Reproduce the listing exactly, with no pictures in your copy.

>> BEGIN Collected data

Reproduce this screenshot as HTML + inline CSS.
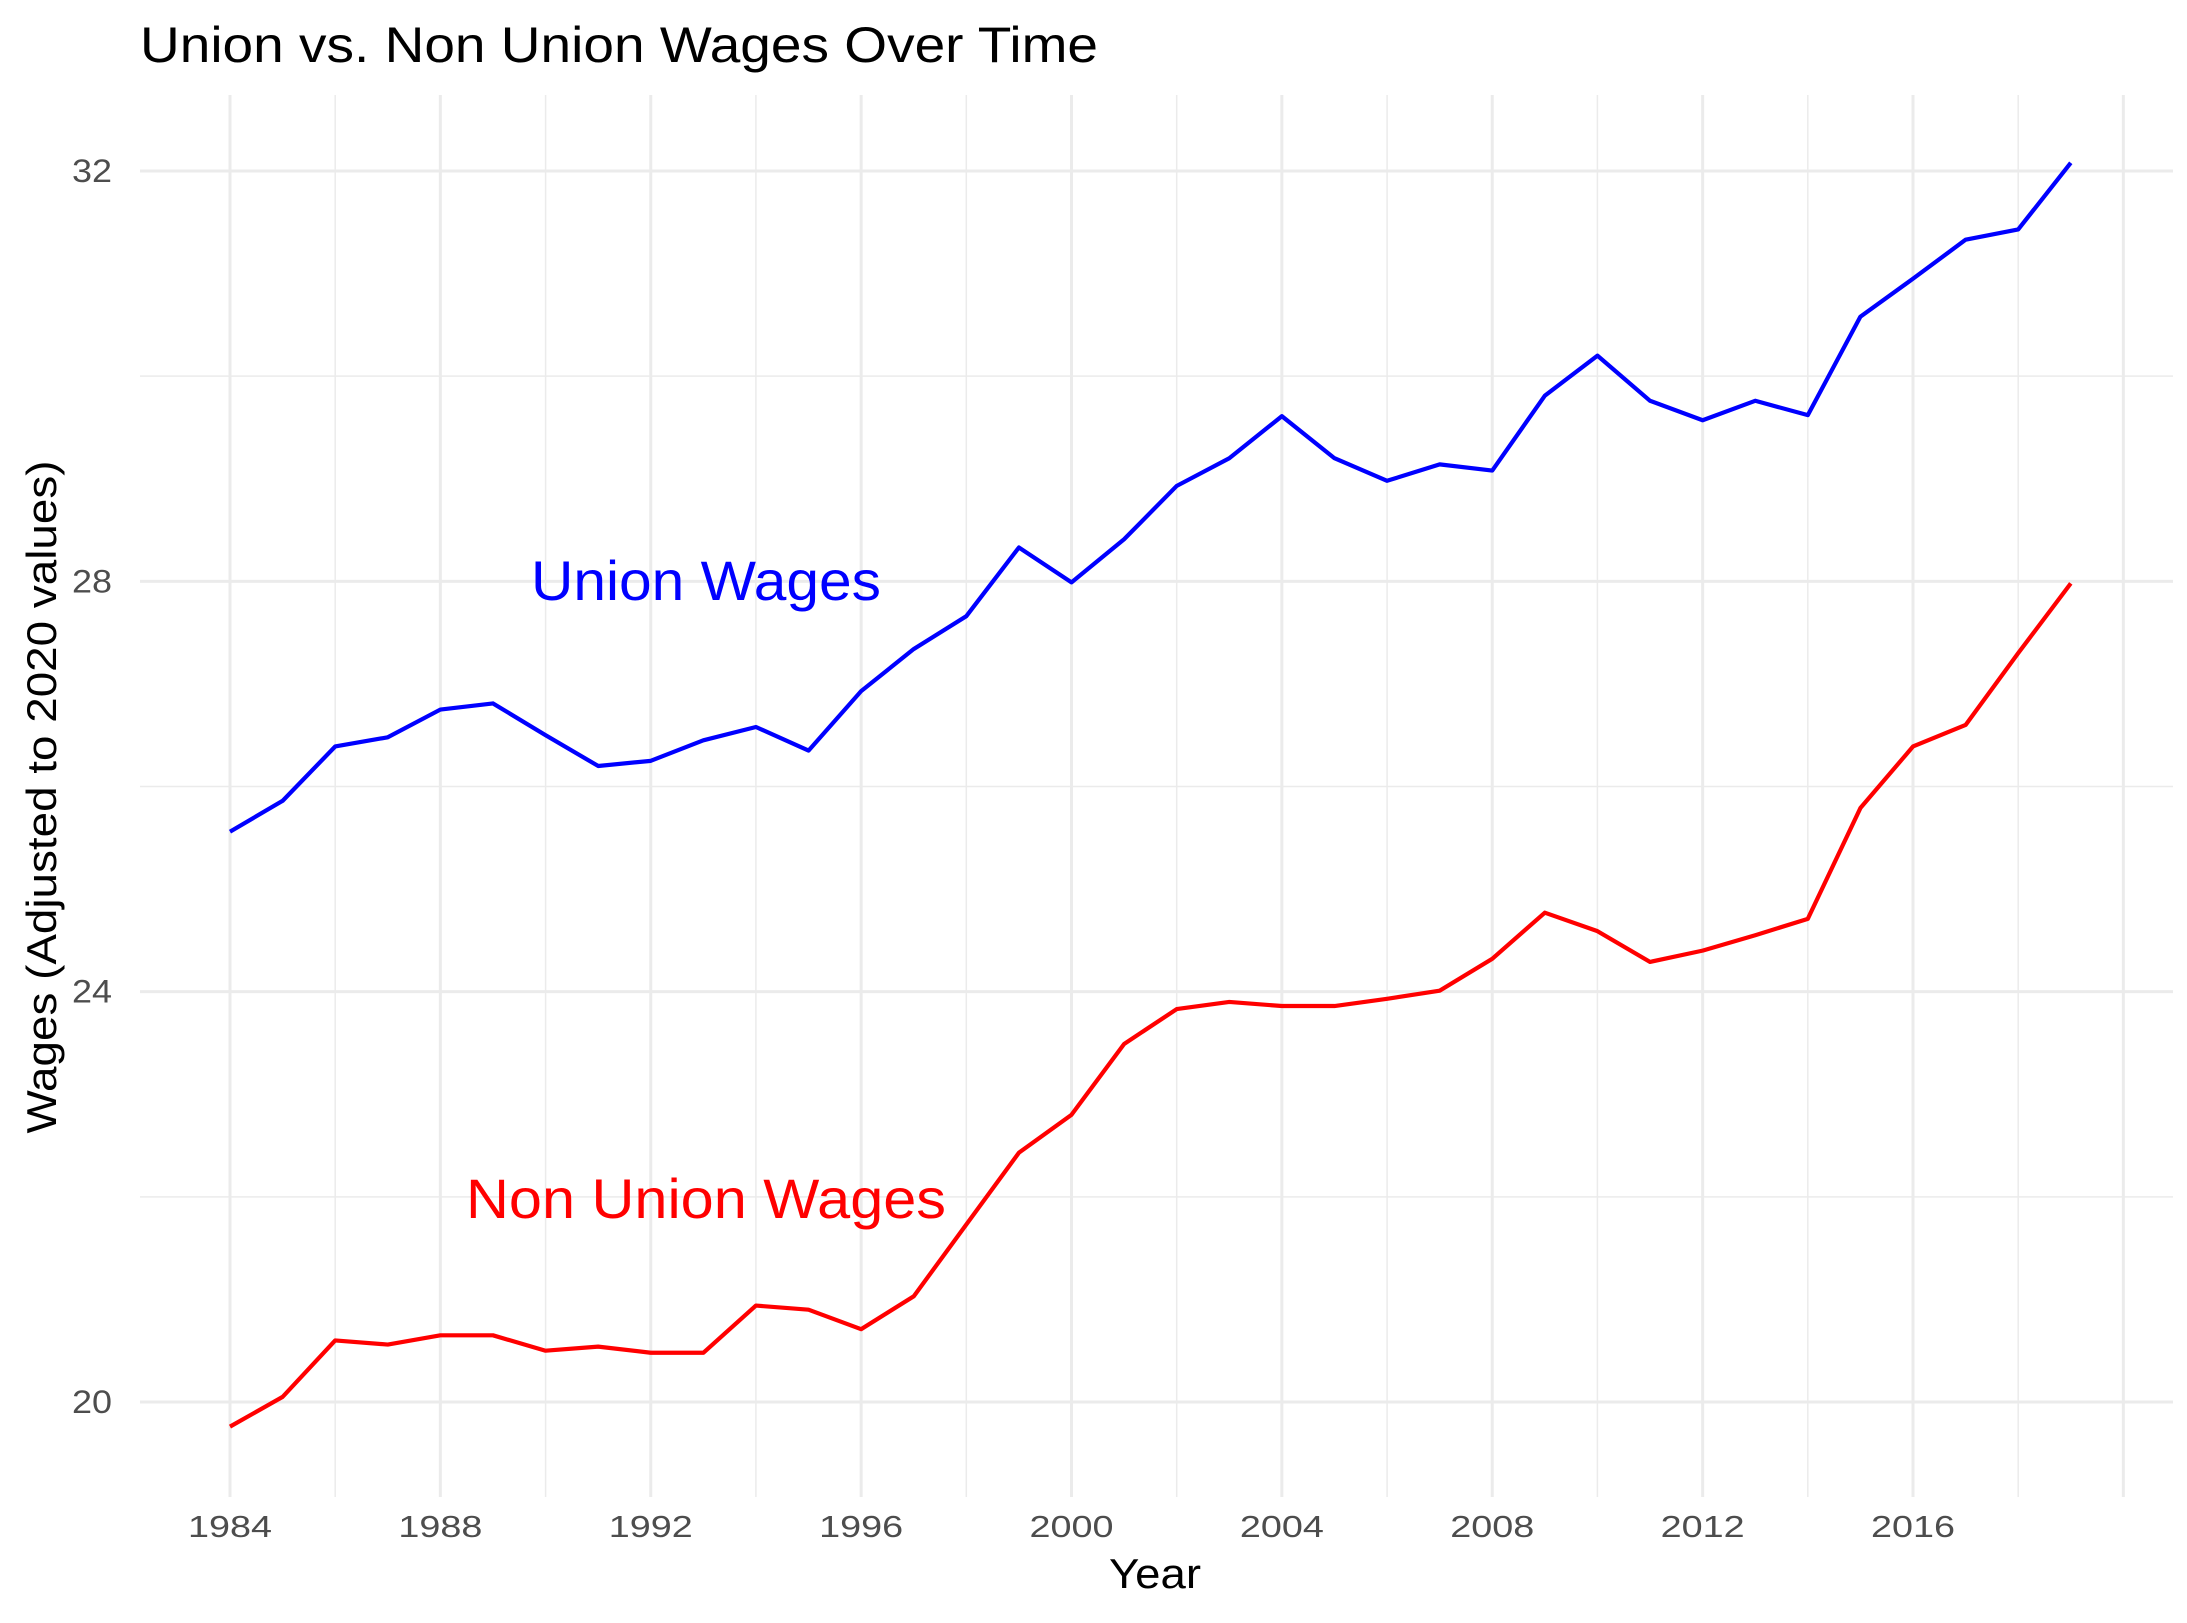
<!DOCTYPE html>
<html><head><meta charset="utf-8"><style>html,body{margin:0;padding:0;background:#fff}svg{display:block}text{font-family:"Liberation Sans",sans-serif}</style></head>
<body>
<svg id="chart" width="2187" height="1623" viewBox="0 0 2187 1623" xmlns="http://www.w3.org/2000/svg">
<text x="140" y="62" font-size="50" textLength="958" lengthAdjust="spacingAndGlyphs" fill="#000">Union vs. Non Union Wages Over Time</text>
<g id="grid"></g><g id="lines"></g><g id="axes"></g>
<text x="706" y="600" font-size="56" fill="#0000ff" text-anchor="middle" textLength="350" lengthAdjust="spacingAndGlyphs">Union Wages</text>
<text x="706" y="1218" font-size="56" fill="#ff0000" text-anchor="middle" textLength="480" lengthAdjust="spacingAndGlyphs">Non Union Wages</text>
<text x="1155" y="1588" font-size="42" text-anchor="middle" textLength="92" lengthAdjust="spacingAndGlyphs">Year</text>
<text transform="translate(56,797) rotate(-90)" font-size="42" text-anchor="middle" textLength="673" lengthAdjust="spacingAndGlyphs">Wages (Adjusted to 2020 values)</text>
</svg>
<script>
const years=[1984,1985,1986,1987,1988,1989,1990,1991,1992,1993,1994,1995,1996,1997,1998,1999,2000,2001,2002,2003,2004,2005,2006,2007,2008,2009,2010,2011,2012,2013,2014,2015,2016,2017,2018,2019];
const unionWages=[25.56,25.86,26.39,26.48,26.75,26.81,26.5,26.2,26.25,26.45,26.58,26.35,26.93,27.34,27.66,28.33,27.99,28.41,28.93,29.2,29.61,29.2,28.98,29.14,29.08,29.81,30.2,29.76,29.57,29.76,29.62,30.58,30.95,31.33,31.43,32.08];
const nonUnionWages=[19.76,20.05,20.6,20.56,20.65,20.65,20.5,20.54,20.48,20.48,20.94,20.9,20.71,21.03,21.73,22.43,22.8,23.49,23.83,23.9,23.86,23.86,23.93,24.01,24.32,24.77,24.59,24.29,24.4,24.55,24.71,25.79,26.39,26.6,27.3,27.98];
const xTicks=[1984,1988,1992,1996,2000,2004,2008,2012,2016];
const yTicks=[20,24,28,32];
const NS='http://www.w3.org/2000/svg';
const px0=140,px1=2173,py0=95,py1=1497;
const x=v=>230+(v-1984)*(1913-230)/32;
const y=v=>1402-(v-20)*(1402-171)/12;
function mk(tag,attrs,parent){const e=document.createElementNS(NS,tag);for(const k in attrs)e.setAttribute(k,attrs[k]);parent.appendChild(e);return e;}
const grid=document.getElementById('grid'),lines=document.getElementById('lines'),axes=document.getElementById('axes');
for(let v=18;v<=34;v+=2){const yy=y(v);if(yy<py0||yy>py1)continue;const major=v%4===0;
const l=mk('line',{x1:px0,x2:px1,y1:yy,y2:yy,stroke:'#ebebeb','stroke-width':major?3:1.5},grid);

}
for(let v=1982;v<=2022;v+=2){const xx=x(v);if(xx<px0||xx>px1)continue;const major=v%4===0;
const l=mk('line',{x1:xx,x2:xx,y1:py0,y2:py1,stroke:'#ebebeb','stroke-width':major?3:1.5},grid);

}
function series(vals,color,name){const p=mk('polyline',{points:years.map((yr,i)=>x(yr)+','+y(vals[i])).join(' '),fill:'none',stroke:color,'stroke-width':4.2,'stroke-linejoin':'round'},lines);

}
series(unionWages,'#0000ff','union-wages-line');
series(nonUnionWages,'#ff0000','non-union-wages-line');
xTicks.forEach(t=>{const e=mk('text',{x:x(t),y:1537,'font-size':31,fill:'#4d4d4d','text-anchor':'middle',textLength:84,lengthAdjust:'spacingAndGlyphs'},axes);e.textContent=t;

});
yTicks.forEach(t=>{const e=mk('text',{x:112,y:y(t)+11,'font-size':32,fill:'#4d4d4d','text-anchor':'end',textLength:40,lengthAdjust:'spacingAndGlyphs'},axes);e.textContent=t;

});
</script>
</body></html>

>> END Collected data

**The reply:**
Reproduce this screenshot as HTML + inline CSS.
<!DOCTYPE html>
<html><head><meta charset="utf-8"><style>html,body{margin:0;padding:0;background:#fff}svg{display:block}text{font-family:"Liberation Sans",sans-serif}</style></head>
<body>
<svg id="chart" width="2187" height="1623" viewBox="0 0 2187 1623" xmlns="http://www.w3.org/2000/svg">
<text x="140" y="62" font-size="50" textLength="958" lengthAdjust="spacingAndGlyphs" fill="#000">Union vs. Non Union Wages Over Time</text>
<g id="grid"></g><g id="lines"></g><g id="axes"></g>
<text x="706" y="600" font-size="56" fill="#0000ff" text-anchor="middle" textLength="350" lengthAdjust="spacingAndGlyphs">Union Wages</text>
<text x="706" y="1218" font-size="56" fill="#ff0000" text-anchor="middle" textLength="480" lengthAdjust="spacingAndGlyphs">Non Union Wages</text>
<text x="1155" y="1588" font-size="42" text-anchor="middle" textLength="92" lengthAdjust="spacingAndGlyphs">Year</text>
<text transform="translate(56,797) rotate(-90)" font-size="42" text-anchor="middle" textLength="673" lengthAdjust="spacingAndGlyphs">Wages (Adjusted to 2020 values)</text>
</svg>
<script>
const years=[1984,1985,1986,1987,1988,1989,1990,1991,1992,1993,1994,1995,1996,1997,1998,1999,2000,2001,2002,2003,2004,2005,2006,2007,2008,2009,2010,2011,2012,2013,2014,2015,2016,2017,2018,2019];
const unionWages=[25.56,25.86,26.39,26.48,26.75,26.81,26.5,26.2,26.25,26.45,26.58,26.35,26.93,27.34,27.66,28.33,27.99,28.41,28.93,29.2,29.61,29.2,28.98,29.14,29.08,29.81,30.2,29.76,29.57,29.76,29.62,30.58,30.95,31.33,31.43,32.08];
const nonUnionWages=[19.76,20.05,20.6,20.56,20.65,20.65,20.5,20.54,20.48,20.48,20.94,20.9,20.71,21.03,21.73,22.43,22.8,23.49,23.83,23.9,23.86,23.86,23.93,24.01,24.32,24.77,24.59,24.29,24.4,24.55,24.71,25.79,26.39,26.6,27.3,27.98];
const xTicks=[1984,1988,1992,1996,2000,2004,2008,2012,2016];
const yTicks=[20,24,28,32];
const NS='http://www.w3.org/2000/svg';
const px0=140,px1=2173,py0=95,py1=1497;
const x=v=>230+(v-1984)*(1913-230)/32;
const y=v=>1402-(v-20)*(1402-171)/12;
function mk(tag,attrs,parent){const e=document.createElementNS(NS,tag);for(const k in attrs)e.setAttribute(k,attrs[k]);parent.appendChild(e);return e;}
const grid=document.getElementById('grid'),lines=document.getElementById('lines'),axes=document.getElementById('axes');
for(let v=18;v<=34;v+=2){const yy=y(v);if(yy<py0||yy>py1)continue;const major=v%4===0;
const l=mk('line',{x1:px0,x2:px1,y1:yy,y2:yy,stroke:'#ebebeb','stroke-width':major?3:1.5},grid);

}
for(let v=1982;v<=2022;v+=2){const xx=x(v);if(xx<px0||xx>px1)continue;const major=v%4===0;
const l=mk('line',{x1:xx,x2:xx,y1:py0,y2:py1,stroke:'#ebebeb','stroke-width':major?3:1.5},grid);

}
function series(vals,color,name){const p=mk('polyline',{points:years.map((yr,i)=>x(yr)+','+y(vals[i])).join(' '),fill:'none',stroke:color,'stroke-width':4.2,'stroke-linejoin':'round'},lines);

}
series(unionWages,'#0000ff','union-wages-line');
series(nonUnionWages,'#ff0000','non-union-wages-line');
xTicks.forEach(t=>{const e=mk('text',{x:x(t),y:1537,'font-size':31,fill:'#4d4d4d','text-anchor':'middle',textLength:84,lengthAdjust:'spacingAndGlyphs'},axes);e.textContent=t;

});
yTicks.forEach(t=>{const e=mk('text',{x:112,y:y(t)+11,'font-size':32,fill:'#4d4d4d','text-anchor':'end',textLength:40,lengthAdjust:'spacingAndGlyphs'},axes);e.textContent=t;

});
</script>
</body></html>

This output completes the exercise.